Chapter 3. Organisational structure

While no-one takes ownership of FreeBSD, the FreeBSD organisation is divided into core, committers and contributors and is part of the FreeBSD community that lives around it.

Figure 3.1. The FreeBSD Project's structure
The FreeBSD Project's structure


Number of committers has been determined by going through CVS logs from January 1st, 2004 to December 31st, 2004 and contributors by going through the list of contributions and problem reports.

The main resource in the FreeBSD community is its developers: the committers and contributors. It is with their contributions that the project can move forward. Regular developers are referred to as contributors. As by January 1st, 2003, there are an estimated 5500 contributors on the project.

Committers are developers with the privilege of being able to commit changes. These are usually the most active developers who are willing to spend their time not only integrating their own code but integrating code submitted by the developers who do not have this privilege. They are also the developers who elect the core team, and they have access to closed discussions.

The project can be grouped into four distinct separate parts, and most developers will focus their involvement in one part of FreeBSD. The four parts are kernel development, userland development, ports and documentation. When referring to the base system, both kernel and userland is meant.

This split changes our triangle to look like this:

Figure 3.2. The FreeBSD Project's structure with committers in categories
The FreeBSD Project's structure with committers in categories


Number of committers per area has been determined by going through CVS logs from January 1st, 2004 to December 31st, 2004. Note that many committers work in multiple areas, making the total number higher than the real number of committers.
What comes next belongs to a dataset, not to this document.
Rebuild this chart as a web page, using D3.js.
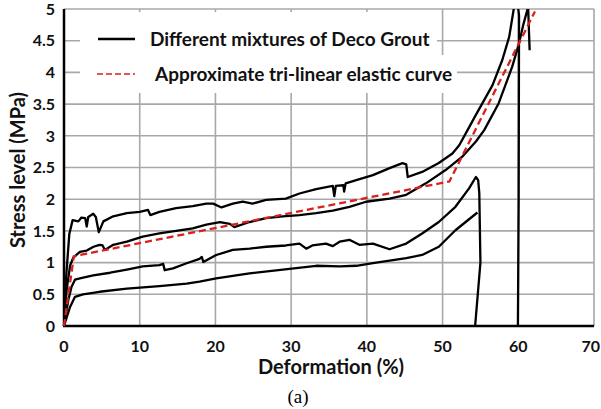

The total number of committers at that time was 269.

Committers fall into three groups: committers who are only concerned with one area of the project (for instance file systems), committers who are involved only with one sub-project and committers who commit to different parts of the code, including sub-projects. Because some committers work on different parts, the total number in the committers section of the triangle is higher than in the above triangle.

The kernel is the main building block of FreeBSD. While the userland applications are protected against faults in other userland applications, the entire system is vulnerable to errors in the kernel. This, combined with the vast amount of dependencies in the kernel and that it is not easy to see all the consequences of a kernel change, demands developers with a relative full understanding of the kernel. Multiple development efforts in the kernel also requires a closer coordination than userland applications do.

The core utilities, known as userland, provide the interface that identifies FreeBSD, both user interface, shared libraries and external interfaces to connecting clients. Currently, 162 people are involved in userland development and maintenance, many being maintainers for their own part of the code. Maintainership will be discussed in the Maintainership section.

Documentation is handled by The FreeBSD Documentation Project and includes all documents surrounding the FreeBSD project, including the web pages. There were during 2004 101 people making commits to the FreeBSD Documentation Project.

Ports is the collection of meta-data that is needed to make software packages build correctly on FreeBSD. An example of a port is the port for the web-browser Mozilla. It contains information about where to fetch the source, what patches to apply and how, and how the package should be installed on the system. This allows automated tools to fetch, build and install the package. As of this writing, there are more than 12600 ports available. [2] , ranging from web servers to games, programming languages and most of the application types that are in use on modern computers. Ports will be discussed further in the section The Ports Subproject.



[2] Statistics are generated by counting the number of entries in the file fetched by portsdb by April 1st, 2005. portsdb is a part of the port sysutils/portupgrade.